On the role of criticism in poetry

Michael Schmidt’s StAnza Lecture, March 2006 , posted by Rob McKenzie over at PFFA.

Some points that struck me:

Criticism sets out to clear a space for what is new and unexpected, what may be difficult or … deceptively simple.

Schmidt believes this space at its best creates “a culture of reception” as opposed to a culture of “cheerleading”.

It is through the culture of reception that interested general readers find out about new books or rediscover old, writers see themselves reflected, recognisably, unrecognisably… We are talking ‘reader development’ in an early sense, appraisal and judgement intended not to sell the idea of reading, and therefore always recommending, but to make sure that new works and editions are valued, that the factitious, meretricious and merely conventional are identified as such. That culture has value only if it is informed and sets out to inform; if it takes positive and negative risks, and if it is willing to risk giving offence in the interests of truth … . Poetry’s mere cheerleaders do the art more harm than good. They are in a way the real censors because they discourage engagement, shrouding the poem in good will.

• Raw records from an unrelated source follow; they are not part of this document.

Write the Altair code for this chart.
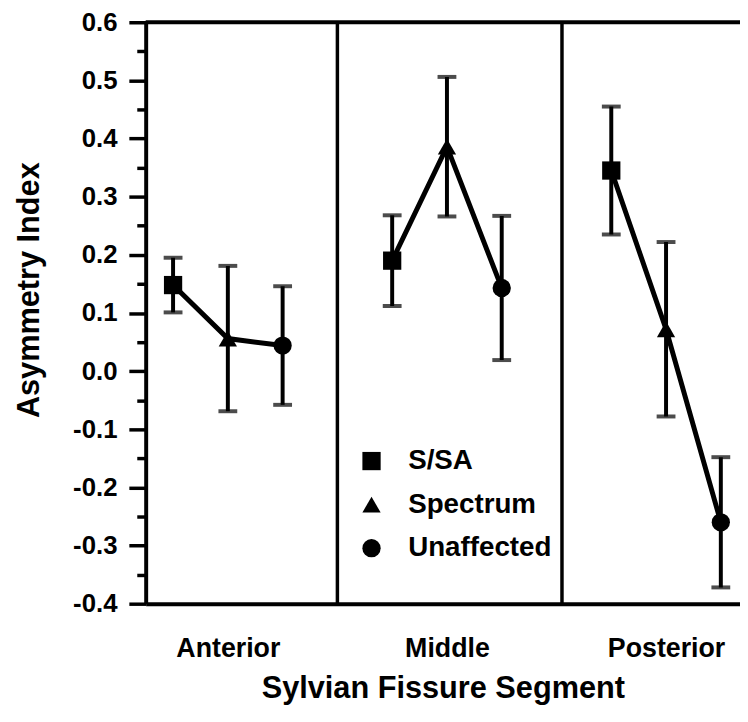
import altair as alt
import pandas as pd

# ---- data ----
segments = ["Anterior", "Middle", "Posterior"]
groups = ["S/SA", "Spectrum", "Unaffected"]
means = {
    "S/SA":       [0.148, 0.190, 0.345],
    "Spectrum":   [0.056, 0.386, 0.072],
    "Unaffected": [0.044, 0.143, -0.260],
}
errs = {
    "S/SA":       [0.047, 0.078, 0.110],
    "Spectrum":   [0.125, 0.120, 0.150],
    "Unaffected": [0.102, 0.124, 0.112],
}
y_ticks = [round(-0.4 + 0.05 * i, 2) for i in range(21)]
separators = [4.0, 8.1]
seg_centers = [2, 6, 10]

rows = []
for si, seg in enumerate(segments):
    for gi, grp in enumerate(groups):
        m = means[grp][si]
        e = errs[grp][si]
        rows.append({"seg": seg, "grp": grp, "x": si * 4 + gi + 1,
                     "mean": m, "lo": m - e, "hi": m + e})
df = pd.DataFrame(rows)

FONT = "Liberation Sans"
xscale = alt.Scale(domain=[0.5, 11.35], nice=False, zero=False)
yscale = alt.Scale(domain=[-0.4, 0.6], nice=False, zero=False)

label_expr = " : ".join(
    f"datum.value == {c} ? '{s}'" for c, s in zip(seg_centers, segments)
) + " : ''"

xaxis = alt.Axis(values=seg_centers, labelExpr=label_expr, ticks=False, grid=False,
                 domainWidth=4, domainColor="black", labelFont=FONT, labelFontSize=27,
                 labelFontWeight="bold", labelColor="black", labelPadding=32,
                 labelAlign="center",
                 titleFont=FONT, titleFontSize=31, titleFontWeight="bold",
                 titleColor="black", titlePadding=13)

major_test = "abs(datum.value*10 - round(datum.value*10)) < 0.001"
yaxis = alt.Axis(values=y_ticks,
                 labelExpr=f"{major_test} ? replace(format(datum.value, '.1f'), '\u2212', '-') : ''",
                 grid=False, domainWidth=4, domainColor="black",
                 tickColor="black", tickWidth=3.5,
                 tickSize={"condition": {"test": major_test, "value": 17}, "value": 9},
                 labelFont=FONT, labelFontSize=26, labelFontWeight="bold",
                 labelColor="black", labelPadding=12,
                 titleFont=FONT, titleFontSize=31, titleFontWeight="bold",
                 titleColor="black", titleAngle=270, titleBaseline="alphabetic",
                 titleX=-108, titleY=270)

def X(field):
    return alt.X(f"{field}:Q", scale=xscale, axis=xaxis, title="Sylvian Fissure Segment")

def Y(field):
    return alt.Y(f"{field}:Q", scale=yscale, axis=yaxis, title="Asymmetry Index")

base = alt.Chart(df)

lines = base.mark_line(color="black", strokeWidth=5).encode(
    x=X("x"), y=Y("mean"), detail="seg:N")
bars = base.mark_rule(color="black", strokeWidth=4).encode(
    x=X("x"), y=Y("lo"), y2="hi:Q")
cap_hi = base.mark_tick(color="black", orient="horizontal", size=19, thickness=4).encode(
    x=X("x"), y=Y("hi"))
cap_lo = base.mark_tick(color="black", orient="horizontal", size=19, thickness=4).encode(
    x=X("x"), y=Y("lo"))
points = base.mark_point(filled=True, opacity=1, color="black", size=340).encode(
    x=X("x"), y=Y("mean"),
    shape=alt.Shape("grp:N",
                    scale=alt.Scale(domain=groups, range=["square", "triangle-up", "circle"]),
                    legend=alt.Legend(title=None, orient="none", legendX=214, legendY=429,
                                      direction="vertical", padding=0,
                                      symbolSize=340, symbolFillColor="black",
                                      symbolStrokeColor="black", symbolStrokeWidth=0,
                                      labelFont=FONT, labelFontSize=28,
                                      labelFontWeight="bold", labelColor="black",
                                      labelOffset=23, rowPadding=16)))

sep = alt.Chart(pd.DataFrame({"x": separators})).mark_rule(
    color="black", strokeWidth=3.5).encode(x=X("x"))
top = alt.Chart(pd.DataFrame({"mean": [0.6]})).mark_rule(
    color="black", strokeWidth=4).encode(y=Y("mean"))

chart = alt.layer(sep, top, lines, bars, cap_hi, cap_lo, points).properties(
    width=600, height=587,
    autosize=alt.AutoSizeParams(type="none"),
    padding={"left": 139, "top": 11, "right": 0, "bottom": 112},
).configure_view(stroke=None).configure(background="white")

chart.save("out.html", embed_options={"renderer": "svg", "actions": False})
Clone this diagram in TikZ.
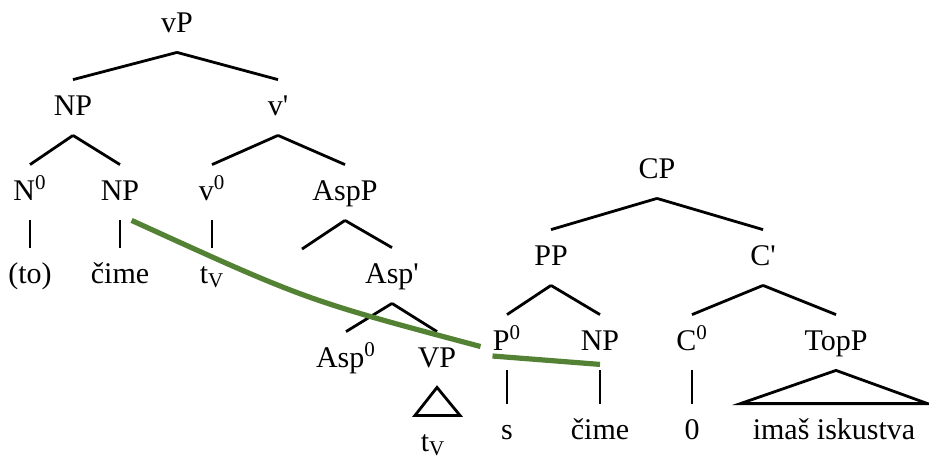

For him, the culture that produces “cheerleaders” is ultimately destructive to literature. It is, (he says “it was” because he hopes that it is passing)

a culture in which weakness was made to look like strength; narrow-mindedness and worse, narrowing-mindedness, praised themselves as common sense and were made to seem decisive, to cut the crap, to speak ‘with respect’. They forgot, … that the sense that makes poetry is anything but common. Ignorance is never enabling, nor is a little learning.

*ahem*

Tough words, but well worth noting. If you’re interested in more, go read the whole essay.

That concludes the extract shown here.